=== SUPPLIED DATA ===

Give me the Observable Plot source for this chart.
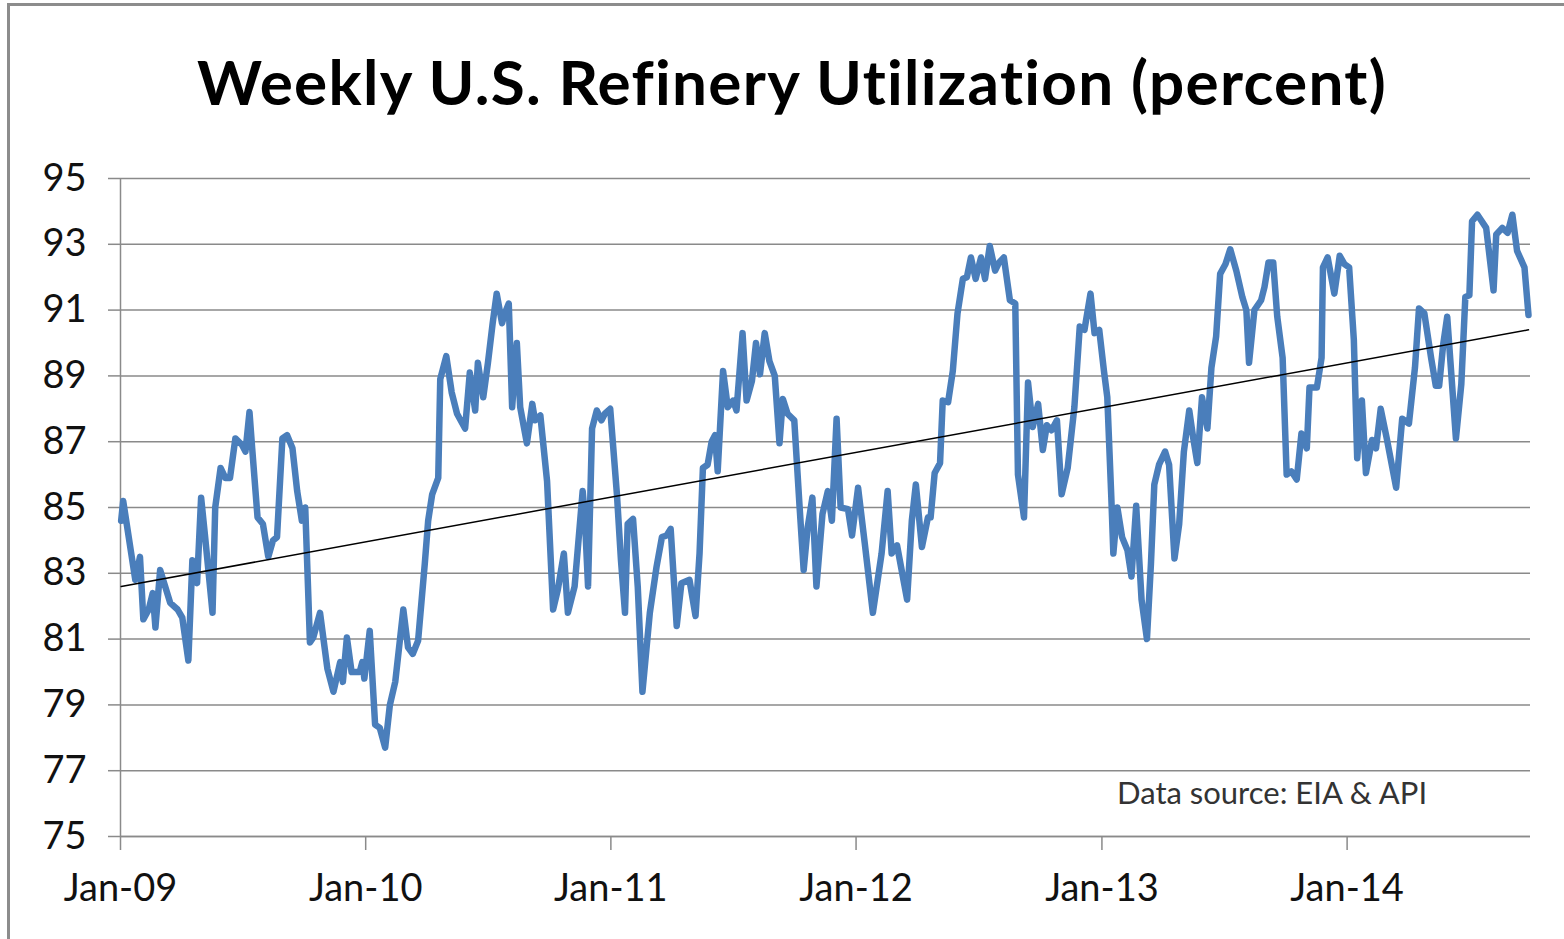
<!DOCTYPE html>
<html>
<head>
<meta charset="utf-8">
<script src="https://cdn.jsdelivr.net/npm/d3@7"></script>
<script src="https://cdn.jsdelivr.net/npm/@observablehq/plot@0.6"></script>
<style>
  html, body { margin: 0; padding: 0; background: #fff; }
  body { width: 1564px; height: 939px; position: relative; overflow: hidden; font-family: Lato, "Open Sans", sans-serif; font-variant-ligatures: none; }
  #frame { position: absolute; left: 7px; top: 3px; width: 1600px; height: 1000px; border-left: 3px solid #8c8c8c; border-top: 3px solid #8c8c8c; }
  #title { position: absolute; left: 0; width: 1584px; top: 50px; text-align: center; font-weight: 700; font-size: 62px; letter-spacing: 1.3px; color: #000; line-height: 1; font-variant-ligatures: none; white-space: nowrap; }
  #chart { position: absolute; left: 0; top: 150px; }
  #source { position: absolute; left: 1117px; top: 777px; font-size: 31px; color: #333; line-height: 1; white-space: nowrap; }
</style>
</head>
<body>
<div id="frame"></div>
<div id="title">Weekly U.S. Refinery Utilization (percent)</div>
<div id="chart"></div>
<div id="source">Data source: EIA &amp; API</div>
<script>
// Weekly U.S. refinery utilization (percent)
const y2009 = [
  ["2009-01-02",84.6],["2009-01-05",85.2],["2009-01-23",82.8],["2009-01-30",83.5],["2009-02-04",81.6],
  ["2009-02-12",81.9],["2009-02-18",82.4],["2009-02-22",81.35],["2009-03-01",83.1],["2009-03-16",82.1],
  ["2009-03-27",81.9],["2009-04-03",81.65],["2009-04-12",80.35],["2009-04-18",83.4],["2009-04-25",82.7],
  ["2009-05-01",85.3],["2009-05-07",84.1],["2009-05-18",81.8],["2009-05-22",85.0],["2009-05-30",86.2],
  ["2009-06-06",85.9],["2009-06-13",85.9],["2009-06-21",87.1],["2009-07-01",86.9],["2009-07-06",86.7],
  ["2009-07-12",87.9],["2009-07-16",86.8],["2009-07-24",84.7],["2009-08-01",84.5],["2009-08-09",83.5],
  ["2009-08-16",84.0],["2009-08-22",84.1],["2009-08-30",87.1],["2009-09-06",87.2],["2009-09-14",86.8],
  ["2009-09-21",85.5],["2009-09-28",84.6],["2009-10-03",85.0],["2009-10-10",80.9],["2009-10-15",81.05],
  ["2009-10-25",81.8],["2009-11-05",80.1],["2009-11-14",79.4],["2009-11-24",80.3],["2009-11-28",79.7],
  ["2009-12-04",81.05],["2009-12-11",80.0],["2009-12-23",80.0],["2009-12-27",80.3],["2009-12-30",79.8]
];
const y2010 = [
  ["2010-01-07",81.25],["2010-01-15",78.4],["2010-01-22",78.3],["2010-01-30",77.7],["2010-02-06",79.0],
  ["2010-02-14",79.7],["2010-02-26",81.9],["2010-03-05",80.75],["2010-03-12",80.55],["2010-03-20",80.95],
  ["2010-03-30",83.3],["2010-04-04",84.6],["2010-04-10",85.4],["2010-04-19",85.9],["2010-04-22",88.9],
  ["2010-05-01",89.6],["2010-05-09",88.5],["2010-05-17",87.85],["2010-05-29",87.4],["2010-06-05",89.1],
  ["2010-06-13",87.95],["2010-06-17",89.4],["2010-06-25",88.35],["2010-07-02",89.4],["2010-07-09",90.6],
  ["2010-07-15",91.5],["2010-07-23",90.6],["2010-07-27",90.9],["2010-08-02",91.2],["2010-08-07",88.05],
  ["2010-08-14",90.0],["2010-08-19",88.05],["2010-08-29",86.95],["2010-09-06",88.15],["2010-09-10",87.65],
  ["2010-09-18",87.8],["2010-09-28",85.8],["2010-10-07",81.9],["2010-10-14",82.5],["2010-10-23",83.6],
  ["2010-10-29",81.8],["2010-11-08",82.6],["2010-11-20",85.5],["2010-11-23",84.8],["2010-11-28",82.6],
  ["2010-12-04",87.4],["2010-12-11",87.95],["2010-12-18",87.65],["2010-12-23",87.85],["2010-12-31",88.0]
];
const y2011 = [
  ["2011-01-10",85.4],["2011-01-16",83.4],["2011-01-22",81.8],["2011-01-26",84.5],["2011-02-03",84.65],
  ["2011-02-10",82.6],["2011-02-17",79.4],["2011-02-28",81.8],["2011-03-10",83.2],["2011-03-18",84.1],
  ["2011-03-25",84.15],["2011-03-31",84.35],["2011-04-09",81.4],["2011-04-16",82.7],["2011-04-28",82.8],
  ["2011-05-07",81.7],["2011-05-13",83.6],["2011-05-18",86.2],["2011-05-25",86.3],["2011-05-31",87.0],
  ["2011-06-05",87.2],["2011-06-09",86.1],["2011-06-17",89.15],["2011-06-24",88.05],["2011-07-02",88.25],
  ["2011-07-07",87.95],["2011-07-16",90.3],["2011-07-22",88.25],["2011-07-30",88.85],["2011-08-05",90.0],
  ["2011-08-11",89.05],["2011-08-18",90.3],["2011-08-25",89.45],["2011-09-02",89.0],["2011-09-09",86.95],
  ["2011-09-14",88.3],["2011-09-21",87.85],["2011-10-01",87.65],["2011-10-09",85.0],["2011-10-15",83.1],
  ["2011-10-21",84.4],["2011-10-28",85.3],["2011-11-03",82.6],["2011-11-12",84.8],["2011-11-20",85.5],
  ["2011-11-26",84.6],["2011-12-03",87.7],["2011-12-09",85.0],["2011-12-20",84.95],["2011-12-26",84.15]
];
const y2012 = [
  ["2012-01-04",85.6],["2012-01-14",83.9],["2012-01-26",81.8],["2012-02-08",83.6],["2012-02-17",85.5],
  ["2012-02-23",83.6],["2012-03-02",83.85],["2012-03-17",82.2],["2012-03-24",84.6],["2012-03-30",85.7],
  ["2012-04-08",83.8],["2012-04-17",84.7],["2012-04-21",84.7],["2012-04-27",86.05],["2012-05-05",86.35],
  ["2012-05-09",88.25],["2012-05-17",88.2],["2012-05-24",89.15],["2012-05-31",90.9],["2012-06-08",91.95],
  ["2012-06-14",92.0],["2012-06-20",92.6],["2012-06-27",91.95],["2012-07-05",92.6],["2012-07-11",91.95],
  ["2012-07-18",92.95],["2012-07-26",92.2],["2012-08-01",92.45],["2012-08-08",92.6],["2012-08-17",91.3],
  ["2012-08-25",91.2],["2012-08-29",86.0],["2012-09-07",84.7],["2012-09-13",88.8],["2012-09-20",87.45],
  ["2012-09-28",88.15],["2012-10-05",86.75],["2012-10-11",87.5],["2012-10-18",87.35],["2012-10-26",87.65],
  ["2012-11-02",85.4],["2012-11-11",86.2],["2012-11-21",88.05],["2012-11-29",90.5],["2012-12-06",90.4],
  ["2012-12-15",91.5],["2012-12-21",90.3],["2012-12-28",90.4]
];
const y2013 = [
  ["2013-01-04",89.15],["2013-01-09",88.35],["2013-01-15",85.3],["2013-01-18",83.6],["2013-01-24",85.0],
  ["2013-01-31",84.1],["2013-02-08",83.7],["2013-02-14",82.9],["2013-02-21",85.05],["2013-03-01",82.2],
  ["2013-03-09",81.0],["2013-03-15",83.3],["2013-03-20",85.7],["2013-03-27",86.3],["2013-04-05",86.7],
  ["2013-04-11",86.3],["2013-04-19",83.45],["2013-04-26",84.5],["2013-05-03",86.7],["2013-05-11",87.95],
  ["2013-05-17",87.1],["2013-05-23",86.35],["2013-05-30",88.35],["2013-06-07",87.4],["2013-06-13",89.25],
  ["2013-06-20",90.2],["2013-06-26",92.1],["2013-07-04",92.4],["2013-07-11",92.85],["2013-07-20",92.2],
  ["2013-07-29",91.4],["2013-08-04",91.0],["2013-08-08",89.4],["2013-08-16",91.0],["2013-08-26",91.3],
  ["2013-08-31",91.7],["2013-09-06",92.45],["2013-09-13",92.45],["2013-09-19",90.8],["2013-09-27",89.55],
  ["2013-10-03",86.0],["2013-10-10",86.1],["2013-10-18",85.85],["2013-10-25",87.25],["2013-11-02",86.8],
  ["2013-11-06",88.65],["2013-11-17",88.65],["2013-11-24",89.55],["2013-11-26",92.3],["2013-12-03",92.6],
  ["2013-12-13",91.5],["2013-12-21",92.65],["2013-12-28",92.4]
];
const y2014 = [
  ["2014-01-04",92.3],["2014-01-11",90.1],["2014-01-16",86.5],["2014-01-23",88.25],["2014-01-29",86.05],
  ["2014-02-07",87.05],["2014-02-13",86.8],["2014-02-20",88.0],["2014-03-01",87.1],["2014-03-15",85.6],
  ["2014-03-24",87.7],["2014-04-03",87.55],["2014-04-12",89.25],["2014-04-18",91.05],["2014-04-26",90.9],
  ["2014-05-06",89.55],["2014-05-13",88.7],["2014-05-18",88.7],["2014-05-24",89.95],["2014-05-30",90.8],
  ["2014-06-12",87.1],["2014-06-20",88.75],["2014-06-26",91.4],["2014-07-02",91.45],["2014-07-06",93.7],
  ["2014-07-14",93.9],["2014-07-27",93.5],["2014-08-07",91.6],["2014-08-11",93.3],["2014-08-20",93.5],
  ["2014-08-28",93.35],["2014-09-04",93.9],["2014-09-11",92.8],["2014-09-22",92.3],["2014-09-28",90.85]
];
// Linear trend line (start and end values)
const trendDates = ["2009-01-02", "2014-09-28"];
const trendValues = [82.6, 90.4];
const yTicks = [75, 77, 79, 81, 83, 85, 87, 89, 91, 93, 95];
const xTickDates = ["2009-01-01", "2010-01-01", "2011-01-01", "2012-01-01", "2013-01-01", "2014-01-01"];

const parse = d3.utcParse("%Y-%m-%d");
const data = [...y2009, ...y2010, ...y2011, ...y2012, ...y2013, ...y2014]
  .map(([d, v]) => ({date: parse(d), value: v}));
const trend = trendDates.map((d, i) => ({date: parse(d), value: trendValues[i]}));
const xTicks = xTickDates.map(parse);

const chart = Plot.plot({
  width: 1564,
  height: 760,
  marginLeft: 120,
  marginRight: 34,
  marginTop: 28,
  marginBottom: 74,
  style: {fontFamily: "Lato, 'Open Sans', sans-serif", fontSize: "38px", color: "#111", background: "transparent", overflow: "visible"},
  x: {type: "utc", domain: [parse("2009-01-01"), parse("2014-10-01")]},
  y: {domain: [75, 95]},
  marks: [
    Plot.gridY(yTicks, {stroke: "#8a8a8a", strokeOpacity: 1, strokeWidth: 1.5}),
    Plot.axisY({ticks: yTicks, tickSize: 12, tickPadding: 22, stroke: "#8a8a8a", strokeWidth: 1.5, fill: "#111", label: null}),
    Plot.axisX({ticks: xTicks, tickFormat: d3.utcFormat("%b-%y"), tickSize: 14, tickPadding: 24, stroke: "#8a8a8a", strokeWidth: 1.5, fill: "#111", label: null}),
    Plot.ruleX([parse("2009-01-01")], {stroke: "#8a8a8a", strokeWidth: 1.5}),
    Plot.ruleY([75], {stroke: "#8a8a8a", strokeWidth: 1.5}),
    Plot.lineY(data, {x: "date", y: "value", stroke: "#4a7ebb", strokeWidth: 6.5, strokeLinejoin: "round", strokeLinecap: "round"}),
    Plot.lineY(trend, {x: "date", y: "value", stroke: "#000", strokeWidth: 1.5})
  ]
});
document.getElementById("chart").appendChild(chart);
</script>
</body>
</html>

===

BRIEF » Tally the lines of the listing in which the word "source" occurs, and state the total alone.

THE SOLUTION » 3